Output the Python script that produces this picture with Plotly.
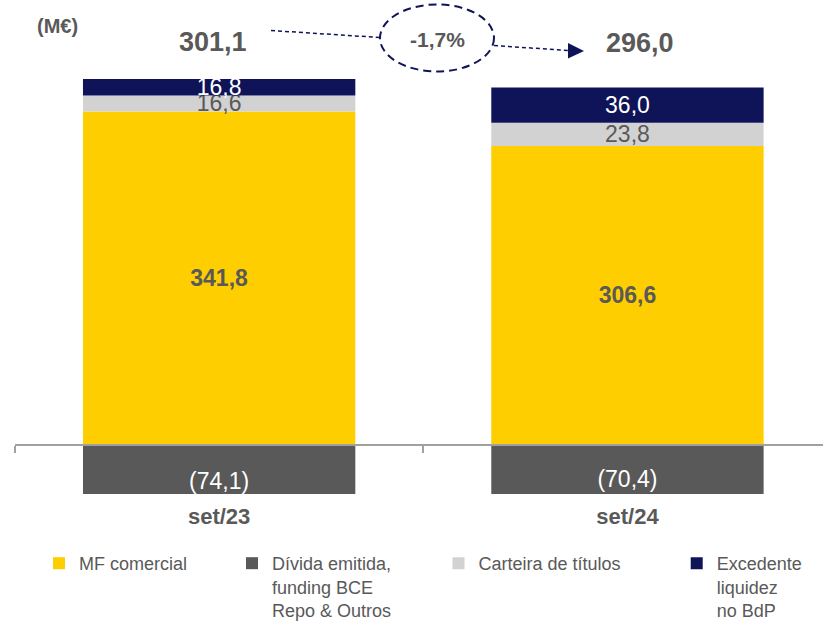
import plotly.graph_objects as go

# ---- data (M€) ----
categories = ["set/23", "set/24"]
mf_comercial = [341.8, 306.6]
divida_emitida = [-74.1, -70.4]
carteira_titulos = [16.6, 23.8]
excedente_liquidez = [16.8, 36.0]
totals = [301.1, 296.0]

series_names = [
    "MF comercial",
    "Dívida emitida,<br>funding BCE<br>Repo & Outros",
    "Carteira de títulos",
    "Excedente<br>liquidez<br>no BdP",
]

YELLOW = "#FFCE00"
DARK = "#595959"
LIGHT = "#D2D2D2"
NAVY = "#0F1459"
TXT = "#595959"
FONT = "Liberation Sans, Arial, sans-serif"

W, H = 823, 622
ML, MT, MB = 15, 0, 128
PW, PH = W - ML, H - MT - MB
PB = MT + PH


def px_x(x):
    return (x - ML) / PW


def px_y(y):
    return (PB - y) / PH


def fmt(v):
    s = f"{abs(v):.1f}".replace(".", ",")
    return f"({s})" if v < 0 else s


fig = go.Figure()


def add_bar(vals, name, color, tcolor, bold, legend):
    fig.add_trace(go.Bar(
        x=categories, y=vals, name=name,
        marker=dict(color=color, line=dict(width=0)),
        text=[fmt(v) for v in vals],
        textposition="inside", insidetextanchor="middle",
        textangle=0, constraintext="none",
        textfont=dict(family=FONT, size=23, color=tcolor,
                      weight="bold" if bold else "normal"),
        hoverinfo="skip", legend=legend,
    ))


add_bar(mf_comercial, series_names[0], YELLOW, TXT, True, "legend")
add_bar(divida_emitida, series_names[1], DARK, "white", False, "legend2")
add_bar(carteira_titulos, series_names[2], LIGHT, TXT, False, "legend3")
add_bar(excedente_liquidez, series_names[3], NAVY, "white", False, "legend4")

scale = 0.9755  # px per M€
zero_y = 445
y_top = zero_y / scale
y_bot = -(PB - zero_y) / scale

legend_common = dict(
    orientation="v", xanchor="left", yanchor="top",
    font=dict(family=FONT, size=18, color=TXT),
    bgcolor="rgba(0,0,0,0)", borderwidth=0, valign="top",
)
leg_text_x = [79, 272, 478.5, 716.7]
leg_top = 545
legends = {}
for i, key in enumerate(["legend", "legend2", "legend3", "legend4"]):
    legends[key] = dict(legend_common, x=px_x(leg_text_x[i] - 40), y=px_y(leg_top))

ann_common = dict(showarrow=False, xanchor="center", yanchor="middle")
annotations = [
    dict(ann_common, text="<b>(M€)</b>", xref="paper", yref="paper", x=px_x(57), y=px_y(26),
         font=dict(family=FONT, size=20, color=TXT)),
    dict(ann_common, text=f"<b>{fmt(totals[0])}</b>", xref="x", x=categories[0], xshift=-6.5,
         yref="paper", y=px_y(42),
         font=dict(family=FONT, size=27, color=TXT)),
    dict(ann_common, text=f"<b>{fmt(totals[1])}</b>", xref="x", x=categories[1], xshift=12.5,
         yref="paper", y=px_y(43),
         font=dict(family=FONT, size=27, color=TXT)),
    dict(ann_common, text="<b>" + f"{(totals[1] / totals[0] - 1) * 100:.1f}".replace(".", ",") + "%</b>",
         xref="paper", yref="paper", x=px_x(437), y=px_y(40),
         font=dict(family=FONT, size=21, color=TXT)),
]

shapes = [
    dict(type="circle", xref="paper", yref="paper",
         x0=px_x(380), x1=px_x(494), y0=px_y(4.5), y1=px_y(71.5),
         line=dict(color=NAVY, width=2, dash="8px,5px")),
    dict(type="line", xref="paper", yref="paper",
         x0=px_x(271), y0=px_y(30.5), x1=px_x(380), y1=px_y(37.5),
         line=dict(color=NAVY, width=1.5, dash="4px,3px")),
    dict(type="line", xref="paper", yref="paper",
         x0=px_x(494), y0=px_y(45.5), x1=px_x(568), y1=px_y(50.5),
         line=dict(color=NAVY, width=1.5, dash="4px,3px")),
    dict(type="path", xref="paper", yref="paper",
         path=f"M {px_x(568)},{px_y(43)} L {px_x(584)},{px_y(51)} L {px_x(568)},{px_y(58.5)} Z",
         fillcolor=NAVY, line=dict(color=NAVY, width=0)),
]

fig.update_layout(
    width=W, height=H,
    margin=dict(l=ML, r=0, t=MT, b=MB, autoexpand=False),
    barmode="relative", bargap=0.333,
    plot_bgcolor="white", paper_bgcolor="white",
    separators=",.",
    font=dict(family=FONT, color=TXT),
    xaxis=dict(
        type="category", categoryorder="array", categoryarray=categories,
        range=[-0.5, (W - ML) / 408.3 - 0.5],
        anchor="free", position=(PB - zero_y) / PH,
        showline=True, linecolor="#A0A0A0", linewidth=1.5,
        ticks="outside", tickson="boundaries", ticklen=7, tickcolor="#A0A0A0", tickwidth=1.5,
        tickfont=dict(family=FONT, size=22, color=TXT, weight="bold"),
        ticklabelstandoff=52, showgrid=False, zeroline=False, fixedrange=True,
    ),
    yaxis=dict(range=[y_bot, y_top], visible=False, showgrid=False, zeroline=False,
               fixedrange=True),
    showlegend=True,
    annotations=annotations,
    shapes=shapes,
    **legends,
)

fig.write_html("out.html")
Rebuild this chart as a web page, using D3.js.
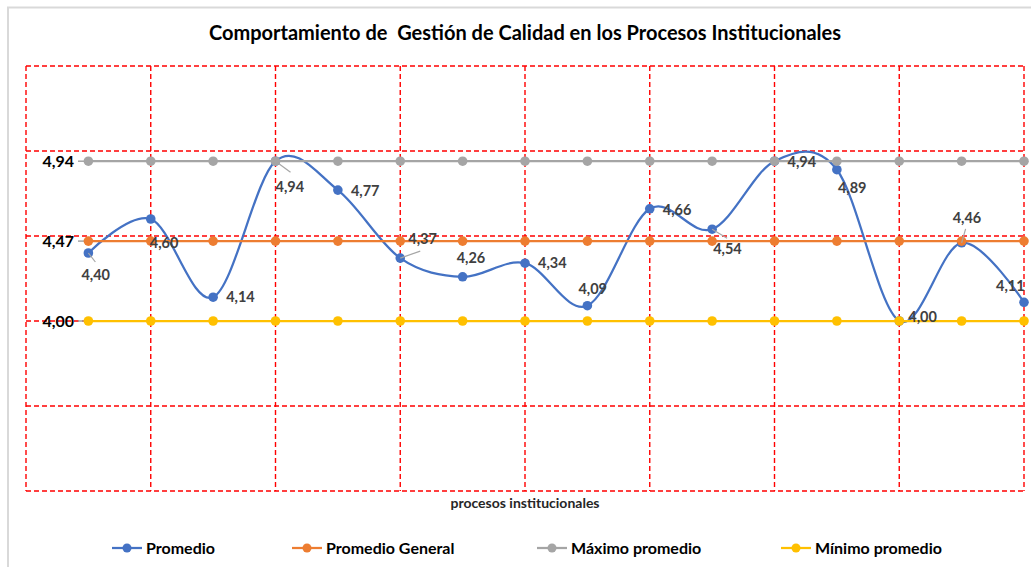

:::

» **EXERCISE OBJECTIVE**:
Return all of the entries exactly as written, but drop any pictures they hold.

» **RESPONSE**:
Output the Python script that produces this picture with Plotly.
import plotly.graph_objects as go

# ---- data (M€) ----
categories = ["set/23", "set/24"]
mf_comercial = [341.8, 306.6]
divida_emitida = [-74.1, -70.4]
carteira_titulos = [16.6, 23.8]
excedente_liquidez = [16.8, 36.0]
totals = [301.1, 296.0]

series_names = [
    "MF comercial",
    "Dívida emitida,<br>funding BCE<br>Repo & Outros",
    "Carteira de títulos",
    "Excedente<br>liquidez<br>no BdP",
]

YELLOW = "#FFCE00"
DARK = "#595959"
LIGHT = "#D2D2D2"
NAVY = "#0F1459"
TXT = "#595959"
FONT = "Liberation Sans, Arial, sans-serif"

W, H = 823, 622
ML, MT, MB = 15, 0, 128
PW, PH = W - ML, H - MT - MB
PB = MT + PH


def px_x(x):
    return (x - ML) / PW


def px_y(y):
    return (PB - y) / PH


def fmt(v):
    s = f"{abs(v):.1f}".replace(".", ",")
    return f"({s})" if v < 0 else s


fig = go.Figure()


def add_bar(vals, name, color, tcolor, bold, legend):
    fig.add_trace(go.Bar(
        x=categories, y=vals, name=name,
        marker=dict(color=color, line=dict(width=0)),
        text=[fmt(v) for v in vals],
        textposition="inside", insidetextanchor="middle",
        textangle=0, constraintext="none",
        textfont=dict(family=FONT, size=23, color=tcolor,
                      weight="bold" if bold else "normal"),
        hoverinfo="skip", legend=legend,
    ))


add_bar(mf_comercial, series_names[0], YELLOW, TXT, True, "legend")
add_bar(divida_emitida, series_names[1], DARK, "white", False, "legend2")
add_bar(carteira_titulos, series_names[2], LIGHT, TXT, False, "legend3")
add_bar(excedente_liquidez, series_names[3], NAVY, "white", False, "legend4")

scale = 0.9755  # px per M€
zero_y = 445
y_top = zero_y / scale
y_bot = -(PB - zero_y) / scale

legend_common = dict(
    orientation="v", xanchor="left", yanchor="top",
    font=dict(family=FONT, size=18, color=TXT),
    bgcolor="rgba(0,0,0,0)", borderwidth=0, valign="top",
)
leg_text_x = [79, 272, 478.5, 716.7]
leg_top = 545
legends = {}
for i, key in enumerate(["legend", "legend2", "legend3", "legend4"]):
    legends[key] = dict(legend_common, x=px_x(leg_text_x[i] - 40), y=px_y(leg_top))

ann_common = dict(showarrow=False, xanchor="center", yanchor="middle")
annotations = [
    dict(ann_common, text="<b>(M€)</b>", xref="paper", yref="paper", x=px_x(57), y=px_y(26),
         font=dict(family=FONT, size=20, color=TXT)),
    dict(ann_common, text=f"<b>{fmt(totals[0])}</b>", xref="x", x=categories[0], xshift=-6.5,
         yref="paper", y=px_y(42),
         font=dict(family=FONT, size=27, color=TXT)),
    dict(ann_common, text=f"<b>{fmt(totals[1])}</b>", xref="x", x=categories[1], xshift=12.5,
         yref="paper", y=px_y(43),
         font=dict(family=FONT, size=27, color=TXT)),
    dict(ann_common, text="<b>" + f"{(totals[1] / totals[0] - 1) * 100:.1f}".replace(".", ",") + "%</b>",
         xref="paper", yref="paper", x=px_x(437), y=px_y(40),
         font=dict(family=FONT, size=21, color=TXT)),
]

shapes = [
    dict(type="circle", xref="paper", yref="paper",
         x0=px_x(380), x1=px_x(494), y0=px_y(4.5), y1=px_y(71.5),
         line=dict(color=NAVY, width=2, dash="8px,5px")),
    dict(type="line", xref="paper", yref="paper",
         x0=px_x(271), y0=px_y(30.5), x1=px_x(380), y1=px_y(37.5),
         line=dict(color=NAVY, width=1.5, dash="4px,3px")),
    dict(type="line", xref="paper", yref="paper",
         x0=px_x(494), y0=px_y(45.5), x1=px_x(568), y1=px_y(50.5),
         line=dict(color=NAVY, width=1.5, dash="4px,3px")),
    dict(type="path", xref="paper", yref="paper",
         path=f"M {px_x(568)},{px_y(43)} L {px_x(584)},{px_y(51)} L {px_x(568)},{px_y(58.5)} Z",
         fillcolor=NAVY, line=dict(color=NAVY, width=0)),
]

fig.update_layout(
    width=W, height=H,
    margin=dict(l=ML, r=0, t=MT, b=MB, autoexpand=False),
    barmode="relative", bargap=0.333,
    plot_bgcolor="white", paper_bgcolor="white",
    separators=",.",
    font=dict(family=FONT, color=TXT),
    xaxis=dict(
        type="category", categoryorder="array", categoryarray=categories,
        range=[-0.5, (W - ML) / 408.3 - 0.5],
        anchor="free", position=(PB - zero_y) / PH,
        showline=True, linecolor="#A0A0A0", linewidth=1.5,
        ticks="outside", tickson="boundaries", ticklen=7, tickcolor="#A0A0A0", tickwidth=1.5,
        tickfont=dict(family=FONT, size=22, color=TXT, weight="bold"),
        ticklabelstandoff=52, showgrid=False, zeroline=False, fixedrange=True,
    ),
    yaxis=dict(range=[y_bot, y_top], visible=False, showgrid=False, zeroline=False,
               fixedrange=True),
    showlegend=True,
    annotations=annotations,
    shapes=shapes,
    **legends,
)

fig.write_html("out.html")
Rebuild this chart as a web page, using D3.js.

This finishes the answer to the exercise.